Susan Dromey Heeter's Budget Vogue: Texts and emails may be faster, but thank-you note is foreverBy SUSAN DROMEY HEETER June 08. 2018 5:40PM
Handwritten notes of gratitude and caring are part of my Budget Vogue fashionista persona this week. Inked messages of thoughtfulness are a reminder that it never, ever hurts to express gratitude for a job well done, for a kindness given.
A while ago I met up with my daughter's former Spanish teacher. My daughter had written her a thank-you note back at the end of the year, expressed how much she'd enjoyed her teacher's enthusiasm, joy and kindness. And this educator had tears in her eyes when she told me how much this note meant to her - she seriously wanted to frame it. That brought me joy and reminded me that words, especially words written on paper, can mean so much.
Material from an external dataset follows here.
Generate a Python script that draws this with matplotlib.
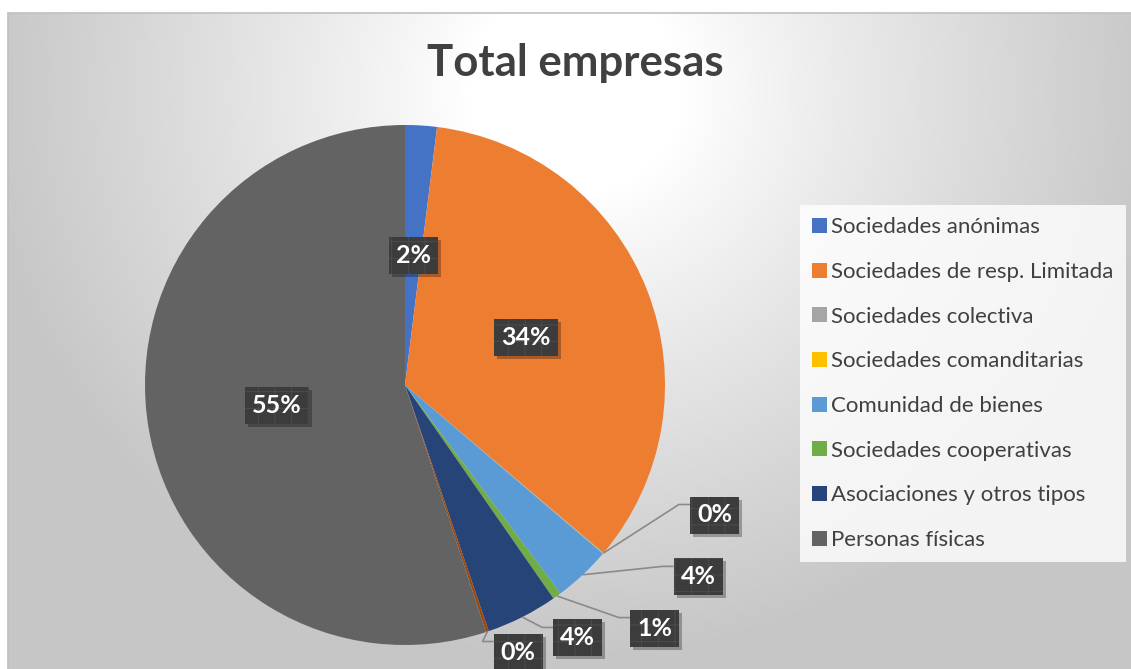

And simple acknowledgements can mean so much, too. This same teacher has a son who ranked in the top 10 of his graduating class. And I read his write up in the paper. To this day, I am not sure of the schools to which he was accepted, or what major he chose; I simply remembered that he took the time to thank the teachers who had educated him along the way. "Bravo!" I thought as I read about his math, English and language instructors; "Bravo!" to this wonderful boy raised well, a true class act for acknowledging to himself and the world that he'd not done anything alone but with so much support.
I'm not good at much; I cannot make cupcakes or a dress but I can write a decent thank-you note. And last summer I wrote one to one of the benefactors of a scholarship provided to my daughter. She, of course, has already written her own note, but I thought, "Well, why not I?" So I wrote a note describing how much his generosity has made a difference in our lives. And then this gentleman called to thank me for a thank-you note. Apparently, he'd never received one before from the parents of scholarship recipients. And I was so grateful I had the time to express thanks - realizing those moments meant something to someone.
It's good to give thanks, to write thanks, to appreciate even small acts of kindness. And I bask in carrying around note cards so I can write notes on the go; I don't have to wait until the "time is perfect" to scribe a few words. I often find fabulous stationery at thrift shops.
Texting and email seem to have replaced the art of the scribe. I don't keep texts or emails very often but notes stay. I invite you, Budget Voguers, to write a note of gratitude to a teacher, a friend, someone who has served you well. It really may make a difference.
And, as always, I thank you warmly for reading. Perhaps I'll even write you a note.